空手. Karate wird heute von vielen als vom Kobudo unabhängig betrachtet. Zu diesem Missverständnis trug um 1935 eine Änderung des ersten Kanji für Kara Te bei. Hauptsächlich benutzte man vor der Änderung das Kanji für Chinas T’ang Dynastie (617-907), welches neben „To“ auch „Kara“ gesprochen werden kann (唐手). Diese Bezeichnung berücksichtigt den Bezug der okinawanischen Kampfkunst zu China. Okinawa betrieb intensivste Handelsbeziehungen und kulturellen Austausch mit China (Geschichte). Von den beiden Karaterichtungen Shorei- und Shorin-Ryu hat die erstere größeren Bezug zu China, während das Shorin-Ryu mit den Prinzipien der Kobudowaffen und dem japanischen Schwert verbunden wurde. Kennzeichnend dafür sind dessen schmale Stände, das Abdrehen und vor direktem Zugriff Verbergen (Hanmi) der immer wirksamen Schwachpunktlinie (Seichusen – Herz, Solar Plexus, Genitalien).

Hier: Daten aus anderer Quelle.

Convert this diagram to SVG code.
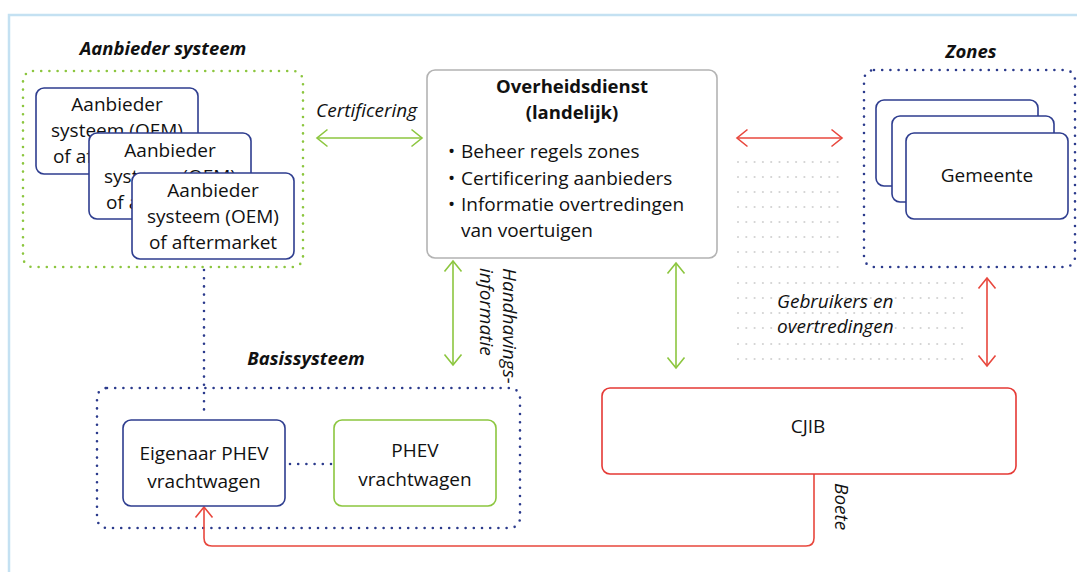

Das neue „Kara“ Te bedeutet oberflächlich übersetzt „leere“ Hand. Jedoch bezieht sich das Kanji für „Leer“ wie z.B. Funakoshi Gichin selbst schreibt, auf einen tieferen Aspekt der Kunst. Es meint einen anzustrebenden Geisteszustand. Es wurde damals gegen den Widerstand vieler okinawanischer Meister in den offiziellen Gebrauch eingeführt. Hinter dieser Entscheidung stand nicht Funakoshi alleine, sondern ein Gremium mehrerer okinawanischer Meister. Einige dieser Meister weilten bereits auf der Hauptinsel Japans mit der Aufgabe das okinawanische Karate publik zu machen und zu verbreiten.
Dieses Gremium kam 1936 zusammen. Es bestand beim ersten Treffen aus Meistern wie Chomo Hanashiro, Kyan Chotoku, Choki Motuobu, Chojun Miyagi und weiteren. Funakoshi war beim ersten Treffen nicht anwesend, jedoch schon über ein Jahrzehnt in Tokyo aktiv. Eine Mitschrift der Diskussion rund um Vor- und Nachteile einer Änderung des Kanji ist bis heute überliefert. Es gab für und wider, eine Entscheidung wollte man noch nicht treffen.

Diese Entscheidung kam kurze Zeit später und wurde in Anwesenheit Funakoshis getroffen. Das „neue“ Kanji schreibt sich seitdem offiziell 空手. Da Japan zu dieser Zeit allem Chinesischen ablehnend gegenüber eingestellt war, konnte man auf der Hauptinsel Japans unmöglich das alte Zeichen weiter benutzen. Zuvor wurde das moderne Zeichen auf Okinawa zwar auch schon, jedoch nur sehr selten gebraucht. Lediglich von Chomo Hanashiro (Bild, vordere Reihe, 2. von rechts) ist bekannt, dass er das moderne Kanji bereits um 1905 gebrauchte.
Funakoshi hat sich intensiv mit den Zusammenhängen von Kampfkunst und buddhistischer Philosophie auseinander gesetzt. Wie Funakoshi schreibt, meint das modernere Kanji den anzustrebenden, geistigen Zustand – nämlich den Kopf frei zu machen von störenden Gedanken. Die eigentliche Bedeutung des gewählten Zeichens für „leer“ ist also philosophisch geprägt. Funakoshi schreibt in seinem Meistertext: „Form ist Leere, Leere ist die Form selbst. Das Kara des Kara Te Do hat eben diese Bedeutung“. Sich von störenden Gedanken bei Bedarf frei oder „leer“ machen zu können, ist eine wichtige Eigenschaft im Leben sowie im Kampf. Es beschreibt einen z.B. in Gefahrensituationen anzustrebenden geistigen Zustand. Der eigene Geist soll frei (leer) sein von ablenkenden Gedanken oder Gefühlen, um im Moment der Gefahr frei und unverzüglich agieren zu können. Hieraus leiten sich auch Verbindungen der Kampfkunst zum Zen-Buddhismus und ihren Wurzeln im chinesischen Kung Fu her. Neben vielen anderen Möglichkeiten, die das Katatraining bietet, kann die Kata vielfach wiederholt ausgeführt, als ein Mittel für eine „bewegte“ Meditation zur Übung dieses Zustandes dienen. So lernt man, auch in der Bewegung Ruhe (vor den eigenen Gedanken) zu finden und nicht an dem, was kommt oder dem was war, haften zu bleiben.